Sim, deve existir um canto ou uma construção erguida na sua memória. Uma espécie de país onde sua alma é cidadã, senhora, coisa natural como o rio, as árvores e as pedras desse mesmo lugar.
Existe um exílio para nossas almas. Uma porta secreta, um sótão, um vão por onde escapamos para descansar, recompor, curar. Existe um lugar onde a alma repousa sem vontade de eternidade e o coração aquieta sem pressa de morrer.
De todos os lugares por onde passei e vivi ficou a casa da minha infância, uma casa feita de várias outras casas pois a casa da nossa infância é feita de casa de pai e mãe, avô, tio, de sala de aula, de banco de igreja, de praça, de praia, de banho de rio e de uma infinidade de vislumbres, lembranças e flashes retidos na retina da alma e nos mármores da memória. Dentro dela ecoam vozes e risos, silêncios e melodias, passos, suspiros e todo tipo de sussurro das histórias contadas, dos amores vividos, das rezas, das dores caladas, dos segredos expostos. Dentro dela encontro muitas vezes o fio da meada, a chave do enigma, a solução da charada. De lá, vêm minhas pequenas certezas, meu código genético, meu norte e para lá retorno sempre que me sinto estrangeira ou me estranho. Lá me aguardam pacientemente os medos primordiais, aqueles que ainda latejam e assombram e também minha inocência, intacta e poderosa. Lá, estão as pontas tristes dos laços partidos, as palavras duras proferidas e atiradas como pedra, lá estão todas as palavras de chumbo, caídas no chão e também as palavras mágicas, as senhas para a paz, as bênçãos e os acalantos, lá estão, soltas como anjos as palavras em forma de asas. Lá está a minha impotência de menina, incapaz de evitar mortes e desastres e também a vocação para ser feliz e cumprir o percurso irresistível do viver tal qual semente, riacho, passarinho. Lá estão meus olhos incapazes de traduzir absurdos e desatinos e também os meus olhos ávidos, ocupados com a transparência de tudo e com a percepção dos diminutos e corriqueiros milagres.

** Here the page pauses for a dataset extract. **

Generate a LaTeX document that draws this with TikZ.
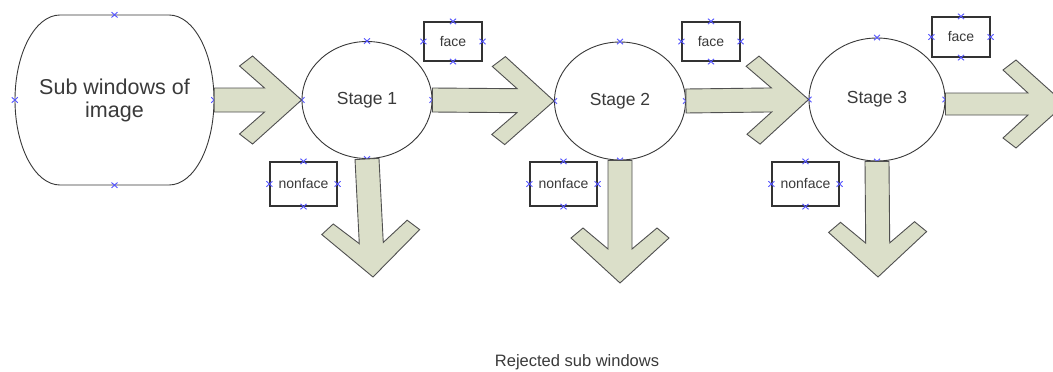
\documentclass[tikz,border=0pt]{standalone}
\usepackage{fontspec}
\setmainfont{Liberation Sans}
\usetikzlibrary{calc,shapes.geometric}
\definecolor{arrfill}{RGB}{219,223,201}
\definecolor{arrline}{RGB}{80,80,80}
\definecolor{mkblue}{RGB}{85,85,255}
\definecolor{txt}{RGB}{58,58,58}
% #1 start, #2 tip, #3/#4 outer wing back/side, #5/#6 inner wing back/side, #7/#8 inner corner back/side
\newcommand{\blockarr}[8]{%
  \draw[blockarrow] ($(#1)!#8!-90:(#2)$) -- ($(#2)!#7!(#1)!#8!90:(#1)$)
    -- ($(#2)!#5!(#1)!#6!90:(#1)$) -- ($(#2)!#3!(#1)!#4!90:(#1)$) -- (#2)
    -- ($(#2)!#3!(#1)!#4!-90:(#1)$) -- ($(#2)!#5!(#1)!#6!-90:(#1)$)
    -- ($(#2)!#7!(#1)!#8!-90:(#1)$) -- ($(#1)!#8!90:(#2)$) -- cycle;}
\tikzset{
  stage/.style={ellipse, draw=black!78, line width=0.9pt, fill=white, inner sep=0pt,
    font=\fontsize{17.5}{20}\selectfont, text=txt},
  lbox/.style={rectangle, draw=black!80, line width=1.2pt, fill=white, inner sep=0pt,
    font=\fontsize{14}{16}\selectfont, text=txt},
  blockarrow/.style={fill=arrfill, draw=arrline, line width=0.9pt, line join=miter},
  mk/.style={draw=mkblue, line width=0.9pt}
}
\begin{document}
\begin{tikzpicture}[x=1pt, y=-1pt]
\clip (0,0) rectangle (1053,372);
\fill[white] (0,0) rectangle (1053,372);
% source shape
\draw[line width=0.9pt, draw=black!78] (60,15) -- (169,15)
  .. controls (193.9,15) and (214,53.1) .. (214,100)
  .. controls (214,146.9) and (193.9,185) .. (169,185) -- (60,185)
  .. controls (35.1,185) and (15,146.9) .. (15,100)
  .. controls (15,53.1) and (35.1,15) .. (60,15) -- cycle;
\node[draw=none, minimum width=199pt, minimum height=170pt, inner sep=0pt, align=center,
  font=\fontsize{21.5}{23}\selectfont, text=txt] (sub) at (114.5,100) {Sub windows of\\image};
% stages
\node[stage, minimum width=130pt, minimum height=117pt] (s1) at (367,100) {Stage 1};
\node[stage, minimum width=131pt, minimum height=118pt] (s2) at (620,101) {Stage 2};
\node[stage, minimum width=136pt, minimum height=123pt] (s3) at (877,99.5) {Stage 3};
% labels
\node[lbox, minimum width=58pt, minimum height=39pt] (f1) at (453,41.5) {face};
\node[lbox, minimum width=58pt, minimum height=39pt] (f2) at (711,41.5) {face};
\node[lbox, minimum width=58pt, minimum height=40pt] (f3) at (961,37) {face};
\node[lbox, minimum width=67pt, minimum height=44pt] (n1) at (303.5,184) {nonface};
\node[lbox, minimum width=67pt, minimum height=44pt] (n2) at (563.5,184) {nonface};
\node[lbox, minimum width=67pt, minimum height=44pt] (n3) at (805.5,184) {nonface};
% connection markers
\foreach \n in {sub,s1,s2,s3,f1,f2,f3,n1,n2,n3}
  \foreach \a in {north,south,east,west}
    \draw[mk] ([shift={(-3pt,-2.7pt)}]\n.\a) -- ([shift={(3pt,2.7pt)}]\n.\a)
              ([shift={(-3pt,2.7pt)}]\n.\a) -- ([shift={(3pt,-2.7pt)}]\n.\a);
% arrow end points
\coordinate (t1) at (373,277);
\coordinate (t2) at (620,283);
\coordinate (t3) at (878,277);
\coordinate (t4) at (1065,104);
\coordinate (a4) at (s3.east |- t4);
% arrows
\blockarr{sub.east}{s1.west}{49pt}{44pt}{62pt}{34pt}{37pt}{12pt}
\blockarr{s1.east}{s2.west}{49pt}{44pt}{62pt}{34pt}{37pt}{12pt}
\blockarr{s2.east}{s3.west}{49pt}{44pt}{62pt}{34pt}{37pt}{12pt}
\blockarr{a4}{t4}{49pt}{44pt}{62pt}{34pt}{37pt}{11pt}
\blockarr{s1.south}{t1}{45pt}{49pt}{55pt}{37pt}{34pt}{12pt}
\blockarr{s2.south}{t2}{45pt}{49pt}{55pt}{37pt}{34pt}{12pt}
\blockarr{s3.south}{t3}{45pt}{49pt}{55pt}{37pt}{34pt}{12pt}
% caption
\node[font=\fontsize{16.5}{19}\selectfont, text=txt, inner sep=0pt] (rej) at (577,362) {Rejected sub windows};
\end{tikzpicture}
\end{document}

Lembro pouco da felicidade. Lembro pouco da tristeza. As coisas não tinham nome. Assim como a caridade e a loucura. Tudo era. Tudo estava lá, cabia, fazia parte. A vida era assim daquele jeito embolado entre luz e sombra, bem e mal, graça e pecado, viver e nascer. Não havia espanto ou escândalo, nem beatitude ou danação. A vida transcorria inteira sem véus nem vergonhas. Os acontecimentos eram despudorados, explícitos e a morte despida de mistérios. O céu existia, assim como o inferno. Essa era uma das certezas que tornavam tudo mais fácil.
Da casa da minha infância guardo mais que recordações, datas e fisionomias. Guardo mais que velhas fotografias, receitas ou objetos deslocados. O que ficou, e esse é o grande tesouro, foi o lugar dentro de mim. A sensação redentora de pertencimento, de ter raízes, identidade, de ter, como tudo que é vivo, um fio condutor que me antecede e me continuará.
Soube esta semana que demoliram a casa da minha infância. Sei que dentro de mim ela continua intacta. Somos uma estranha espécie de caramujo a carregar nossas invisíveis casas, castelos e templos. Somos viajantes precavidos, levamos conosco abrigo, terra natal e identidade, e assim evitamos o exílio, o desterro.
Lembro Mario Quintana que nunca deixou de correr pelos corredores da sua casa de menino e copio Mia Couto: “O importante não é a casa onde moramos mas onde, em nós, a casa mora.”